Spark reports strongest H1 revenue growth in three years

19 Feb 2020

New Zealand telco Spark has announced revenue growth of 4.0% to NZD1.824 billion (USD1.167 billion) for the half year to 31 December 2019, its strongest performance in three years. The company attributed this to a 5.5% rise in high-margin mobile service revenues, continued growth in cloud, security and service management (up 12.3%), as well as a moderation in the rate of decline in legacy voice services (down 11.6%). EBITDAI rose 2.2% during the period to NZD500 million, driven by strong revenue growth momentum and a focus on execution and cost management, while net profit rose 9.2% to NZD167 million. CAPEX fell 6.4% to NZD247 million, in line with the company’s target to reduce full-year spending from NZD417 million to NZD370 million, although mobile network investment increased to NZD92 million (from NZD89 million in H1 FY19) in support of increased capacity and the initial deployment of 5G wireless services.

At 31 December 2019 Spark reported a total of 2.472 million mobile telephone subscribers, an increase of 1.5% y-o-y, while the number of post-paid customers notably grew by 5.1% to 1.287 million. Total mobile ARPU rose 3.3% compared with H1 2019, to NZD28.48 a month. Total broadband connections stood at 692,000, down 0.9% compared with H1 2019, although revenue and gross margin improved thanks to a 9.3% increase in wireless connections (141,000 customers) and a 24.5% rise in fibre subscribers (340,000)

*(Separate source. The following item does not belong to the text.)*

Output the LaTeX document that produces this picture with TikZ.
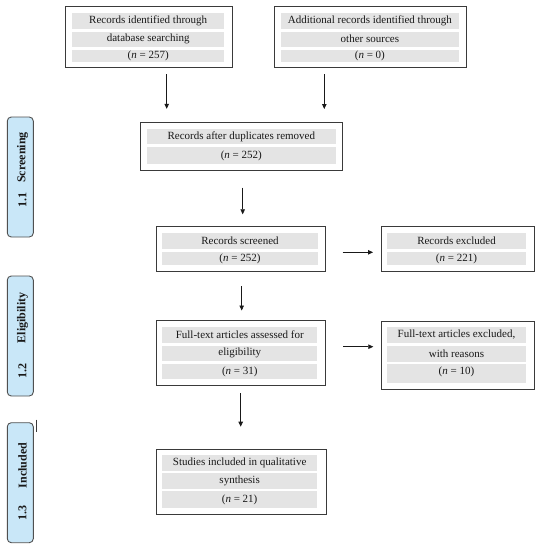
\documentclass[tikz,border=0pt]{standalone}
\usepackage{fontspec}
\setmainfont{Liberation Serif}
\usetikzlibrary{arrows.meta}
\definecolor{framecol}{HTML}{3A3A3A}
\definecolor{bandcol}{HTML}{E4E4E4}
\definecolor{sideblue}{HTML}{C9E7F8}
\definecolor{sideedge}{HTML}{505050}
\newcommand{\bandfont}{\fontsize{11}{13}\selectfont}
\tikzset{
  frame/.style={draw=framecol, line width=0.9pt, fill=white, inner sep=0pt},
  band/.style={fill=bandcol, inner sep=0pt, font=\bandfont, text=black!90},
  btext/.style={inner sep=0pt, font=\bandfont, text=black!90},
  side/.style={draw=sideedge, line width=0.9pt, fill=sideblue, rounded corners=4pt, minimum width=26pt, minimum height=120pt, inner sep=0pt},
  sidetxt/.style={rotate=90, inner sep=0pt, font=\fontsize{12}{14}\selectfont\bfseries, text=black!90},
  arr/.style={draw=black!90, line width=0.75pt, -{Triangle[width=4.5pt,length=5pt]}},
}
\begin{document}
\begin{tikzpicture}[x=1pt,y=-1pt]
\useasboundingbox (0,0) rectangle (543,550);

% side labels
\node[side] (s1) at (20.3,177) {};
\node[sidetxt] (s1w) at (22.6,157.5) {Screening};
\node[sidetxt] (s1n) at (22.6,200.3) {1.1};
\node[side] (s2) at (20.3,336) {};
\node[sidetxt] (s2w) at (22.6,317.9) {Eligibility};
\node[sidetxt] (s2n) at (22.6,370.6) {1.2};
\node[side] (s3) at (20.3,482.7) {};
\node[sidetxt] (s3w) at (22.6,465.5) {Included};
\node[sidetxt] (s3n) at (22.6,512.5) {1.3};
\coordinate (tick1) at (36.7,419.5);
\coordinate (tick2) at (36.7,432);
\draw[framecol, line width=0.8pt] (tick1) -- (tick2);

% box 1
\node[frame, minimum width=166.6pt, minimum height=60.6pt] (b1) at (149,37) {};
\node[band, minimum width=152.3pt, minimum height=15.7pt] (b1a) at (148.2,21.2) {Records identified through};
\node[band, minimum width=152.3pt, minimum height=15pt] (b1b) at (148.2,39.2) {database searching};
\node[band, minimum width=152.3pt, minimum height=12.5pt] (b1c) at (148.2,56) {(\textit{n} = 257)};

% box 2
\node[frame, minimum width=192.7pt, minimum height=60.6pt] (b2) at (370.35,37) {};
\node[band, minimum width=178.8pt, minimum height=15.7pt] (b2a) at (369.9,21.2) {Additional records identified through};
\node[band, minimum width=178.8pt, minimum height=15pt] (b2b) at (369.9,39.2) {other sources};
\node[band, minimum width=178.8pt, minimum height=12.5pt] (b2c) at (369.9,56) {(\textit{n} = 0)};

% box 3
\node[frame, minimum width=201.6pt, minimum height=47.7pt] (b3) at (241.5,146.15) {};
\node[band, minimum width=189.3pt, minimum height=15.3pt] (b3a) at (241.35,136.65) {Records after duplicates removed};
\node[band, minimum width=189.3pt, minimum height=17pt] (b3b) at (241.35,155.8) {(\textit{n} = 252)};

% box 4
\node[frame, minimum width=169.7pt, minimum height=44.3pt] (b4) at (240.85,248.85) {};
\node[band, minimum width=155.4pt, minimum height=15.7pt] (b4a) at (240,241.15) {Records screened};
\node[band, minimum width=155.4pt, minimum height=13.6pt] (b4b) at (240,258.5) {(\textit{n} = 252)};

% box 5
\node[frame, minimum width=153.3pt, minimum height=44.3pt] (b5) at (457.65,248.85) {};
\node[band, minimum width=138.4pt, minimum height=15.7pt] (b5a) at (456.5,241.15) {Records excluded};
\node[band, minimum width=138.4pt, minimum height=13.6pt] (b5b) at (456.5,258.5) {(\textit{n} = 221)};

% box 6
\node[frame, minimum width=169.7pt, minimum height=65pt] (b6) at (240.85,353.2) {};
\node[band, minimum width=155pt, minimum height=16pt] (b6a) at (239.8,334.7) {Full-text articles assessed for};
\node[band, minimum width=155pt, minimum height=15.3pt] (b6b) at (239.8,353.35) {eligibility};
\node[band, minimum width=155pt, minimum height=15.3pt] (b6c) at (239.8,371.65) {(\textit{n} = 31)};

% box 7
\node[frame, minimum width=153.3pt, minimum height=68.3pt] (b7) at (457.65,355.15) {};
\node[band, minimum width=138.4pt, minimum height=16.6pt] (b7a) at (456.5,335) {Full-text articles excluded,};
\node[band, minimum width=138.4pt, minimum height=16pt] (b7b) at (456.5,353.7) {with reasons};
\node[band, minimum width=138.4pt, minimum height=19.3pt] (b7c) at (456.5,373.65) {};
\node[btext] (b7t) at (456.5,371.8) {(\textit{n} = 10)};

% box 8
\node[frame, minimum width=170pt, minimum height=65pt] (b8) at (241,481.5) {};
\node[band, minimum width=155.3pt, minimum height=15.7pt] (b8a) at (239.65,462.85) {Studies included in qualitative};
\node[band, minimum width=155.3pt, minimum height=15.7pt] (b8b) at (239.65,481.15) {synthesis};
\node[band, minimum width=155.3pt, minimum height=17pt] (b8c) at (239.65,499.8) {(\textit{n} = 21)};

% connectors
\coordinate (a1s) at (166.7,74);   \coordinate (a1e) at (166.7,108.8);
\coordinate (a2s) at (324.3,74);   \coordinate (a2e) at (324.3,109);
\coordinate (a3s) at (242.7,187.7); \coordinate (a3e) at (242.7,214.3);
\coordinate (a4s) at (241.7,286);  \coordinate (a4e) at (241.7,310.5);
\coordinate (a5s) at (240.7,393.3); \coordinate (a5e) at (240.7,426.7);
\coordinate (h1s) at (342.7,252.3); \coordinate (h1e) at (373,252.3);
\coordinate (h2s) at (343.3,346.7); \coordinate (h2e) at (373.3,346.7);
\draw[arr] (a1s) -- (a1e);
\draw[arr] (a2s) -- (a2e);
\draw[arr] (a3s) -- (a3e);
\draw[arr] (a4s) -- (a4e);
\draw[arr] (a5s) -- (a5e);
\draw[arr] (h1s) -- (h1e);
\draw[arr] (h2s) -- (h2e);
\end{tikzpicture}
\end{document}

Spark chairwoman Justine Smyth said the improved performance was founded on the company’s strong execution of its strategy and a greater customer focus: ‘Our move to Agile ways-of-working continues, with ongoing incremental gains in our speed to market, customer understanding and focus, and in building a high performance and inclusive culture. We have made significant investments in Spark’s network infrastructure, which has improved our competitive advantage, and diversified our business beyond traditional telecommunications into growth segments like digital services and sports streaming.’